The answer to the salmons' predicament is to trap, haul and release them to better habitat areas above the dam.

The program is a partnership between the city of Dallas, the Polk County Sportmen's Club, the Rickreall Watershed Council and Forest Capital Partners, the owner of the property around the trap and dam. An agreement between the parties was established in October. The Oregon Department of Fish and Wildlife gave its stamp of approval to the program in late-October, said Charles Redon, coordinator of the Rickreall Watershed Council.

A trap, or weir, made of metal bars poking out of the stream bed was constructed near the base of the dam this fall. The trap acted as a one-way gate that closes off a small pool of water. Carter said the salmon keep trying to swim upstream and can't see how to get out.
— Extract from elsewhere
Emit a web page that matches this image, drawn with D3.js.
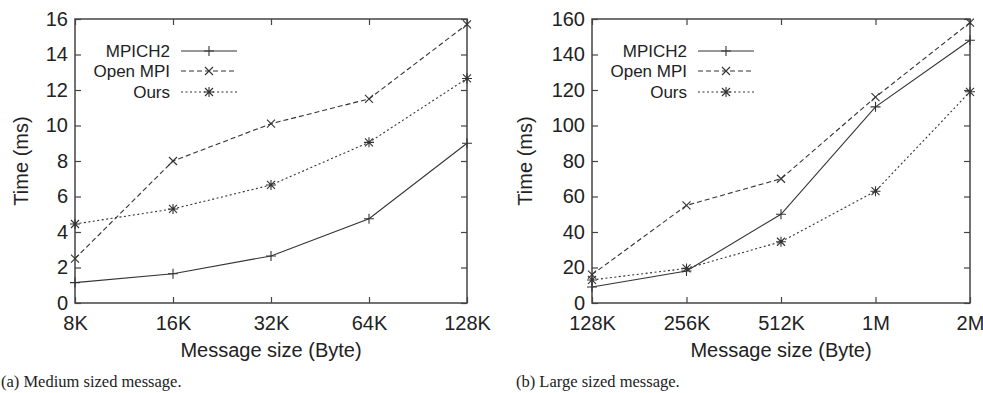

So far this year, 27 fish -- 20 males and seven females -- were caught and transported. Dunkin, also a member of the Polk County Sportmen's Club and the designated fish driver, said he hopes to see a few more fish in the trap this season.

Record numbers of coho were counted going over Willamette Falls on the Willamette River between Oregon City and West Linn, so the members of the Rickreall Watershed Council thought this would be a good year to begin the program.

A few spawning pairs were spotted below the dam this year and the council has plans to re-create even more suitable habitat in the lower creeks. Redon hopes combining the trap-and-release program with habitat restoration below the dam will help salmon returning to the area.

"This would bolster population, making better habitat available," Redon said.

Coho are not native to Rickreall Creek, but were introduced in the 1960s. The fish making their way up the stream now are descendants of those fish.

For years, fears that non-native coho would compete with endangered winter steelhead trout nixed any plans to bolster coho populations, Redon said. More recent research shows the two species are in the rivers and creeks at different times of year, opening the door to programs supporting coho.

Area police agencies and members of the council and sportmen's club monitor the trap often. Carter added at the spawning stage, salmon aren't appetizing.

"These fish are not fresh," he said. "They are spawning and dying."

Once the run is over, the weir will be taken down. Each party involved will review the program annually to decide whether it should continue.